2.自分は「研究」がしたくて大学に行くんじゃないんだけど?という人へ

 この「砂金採り式文献検索法」は、研究にしか役に立たないように見えましたか?
 そんなことはありません。
 現代は、膨大な情報があふれる高度情報社会。自分にとって不要な情報を振り落とし、必要な情報だけを入手する「検索」能力があるかないかで、何をするにも差が出ます。例えば、海外旅行に行くとき、研究者に「安くていいホテルに泊まれるプラン」を探させると、「どこから探してきたの?」と思うくらいいいプランを見つけてきてくれたりします。研究者は、別に旅行の検索ばかりしているわけではありませんが、普段から研究に必要な文献やデータの検索をしまくっているので、情報の検索及び取捨選択に慣れているのです。
 今や、就職活動も「情報戦」の様相を呈しています。「就活ではこうすべき!」という情報に振り回され、どうしていいかわからなくなって混乱してしまう人もいれば、必要な情報だけを効率よくとりこんで余裕をもって就活に臨む人もいます。
 研究を通じて「情報検索能力」を高めておくことは、現代社会に生きるどんな人にも必要な「教養」なのではないでしょうか?
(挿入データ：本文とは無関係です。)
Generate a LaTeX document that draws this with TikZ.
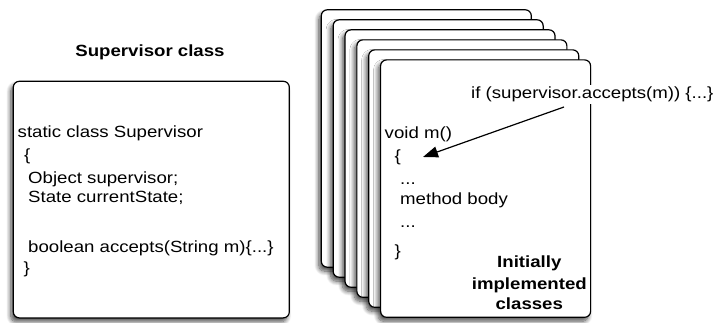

注)なお、今回は図書館のOPAC(蔵書検索システム)を使った「書籍」の検索方法に焦点を当てて情報の検索方法を解説しましたが、研究では、図書館の蔵書だけでなく、他の書籍・論文・国などが公表しているデータなど、あらゆる種類の文献を参照します(もちろん、上記のテキストの執筆でも、図書館の蔵書以外の多くの文献・論文を参考にしています。)論文の検索方法などについても、基本的な考え方は同じです。上記の方法は私が自分で考えてきたものですが、これを参考に、皆さん一人ひとりに自分なりの検索方法を編み出してもらえれば、と思っています。